Fünf Jahre "Arbeiterkind.de": An die Uni statt in die Banklehre
Seit fünf Jahren berät das Netzwerk "Arbeiterkind.de" Abiturienten aus Familien ohne akademischen Hintergrund auf ihrem Weg an die Hochschule und bis zum Abschluss. Ein Ziel: Familiäre Widerstände gegen ein Studium zu überwinden.

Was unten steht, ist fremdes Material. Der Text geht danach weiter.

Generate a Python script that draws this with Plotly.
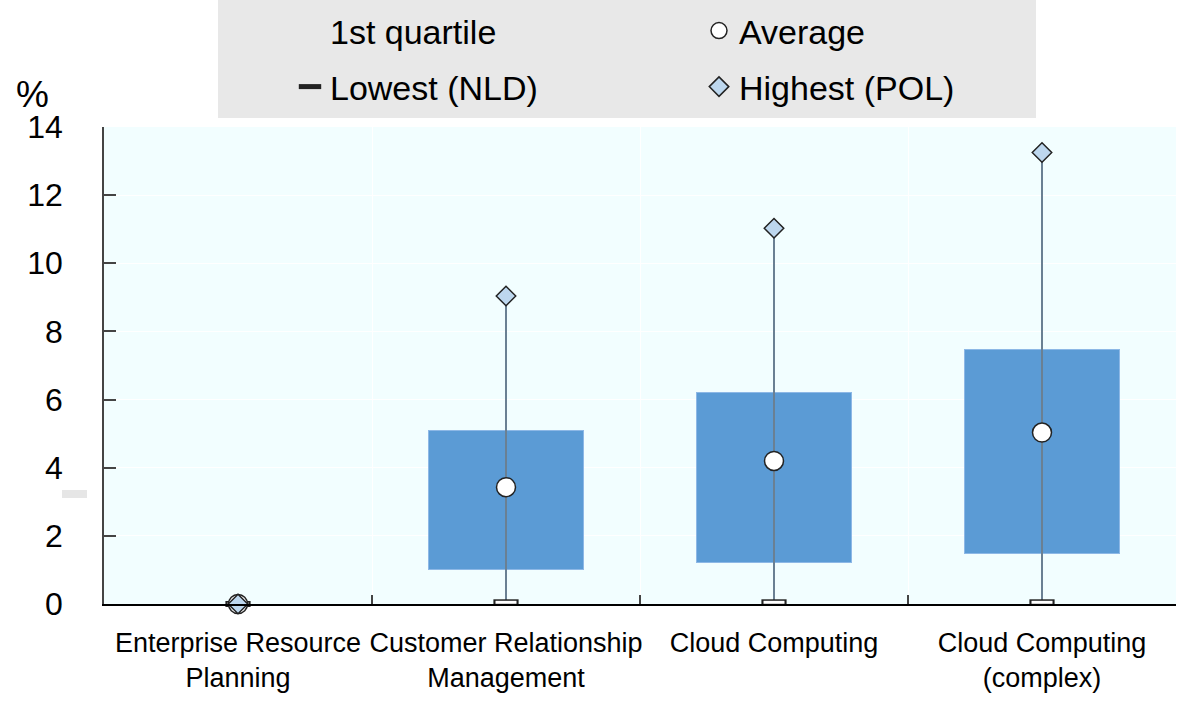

Einen Professor um eine Empfehlung bitten, sich im Seminar zu Wort melden oder ein Stipendium beantragen? Junge Menschen, die als Erste in ihrer Familie studieren, fühlen sich davon oft überfordert – und alleingelassen. Studierenden der ersten Generation fehlen die Rollenvorbilder, sagt Katja Urbatsch, die Gründerin von Arbeiterkind.de. Das Netzwerk berät seit fünf Jahren Abiturienten aus nichtakademischen Haushalten beim Weg in die Hochschule und zum Studienabschluss. Die Kontaktaufnahme ist niedrigschwellig. Per E-Mail und über ein Infotelefon können Studierende anonym Fragen stellen. Bundesweit 5000 Ehrenamtliche lesen die Anfragen, helfen mit Tipps und machen Mut. Doch das Netzwerk reicht mittlerweile sehr viel weiter: Aus einer Infoanfrage können langjährige Mentoring-Beziehungen entstehen.
Kinder aus Arbeiterfamilien sind an den Hochschulen noch immer stark unterrepräsentiert: Gerade einmal 24 Prozent nehmen nach dem Abitur ein Studium auf, unter Akademikerkindern sind es 71 Prozent. Informationen über Studienangebote alleine reichen aber nicht aus, um die Chancen von Kindern aus Arbeiterfamilien zu erhöhen, sagte Urbatsch gestern in Berlin. Die Entscheidung über den weiteren Bildungsweg werde immer noch in der Familie getroffen. Die Sorge, ein Studium nicht finanzieren zu können und die Überzeugung, dass eine Berufsausbildung die sicherere Option ist, bauten Druck auf. „Wir haben beschlossen, dass ich doch Bankkauffrau lerne“, sage dann etwa eine junge Frau, die sich eigentlich auch für ein Studium interessiert hatte.
Arbeiterkind.de hat sich in den vergangenen fünf Jahren weiterentwickelt: Ehrenamtliche, die größtenteils selber als erste in der Familie studieren, gehen heute in Schulen und berichten von ihren Erfahrungen. So erreichte das Netzwerk im vergangenen Jahr 8000 Schülerinnen und Schüler und hat bundesweit rund 70 lokale Gruppen gebildet. Gefördert wird Arbeiterkind.de unter anderem vom Bundesbildungsministerium.
Arbeiterkind, Mentorin, Lehrerin – Jenny Pötzsche sieht sich auf diesem Weg an der Freien Universität Berlin bestens begleitet. Vom Feedback auf Hausarbeiten, das ihr Vater, ein Lkw-Fahrer, ihr nicht geben konnte, bis zum Bewerbungsschreiben, für das ihr gerade wieder zehn Leute auf Arbeiterkind.de Hilfe angeboten haben. Heute berät die 25-Jährige selber Studierende. Deutsch- und Englischlehrerin will sie werden, Rollenvorbild ist sie schon.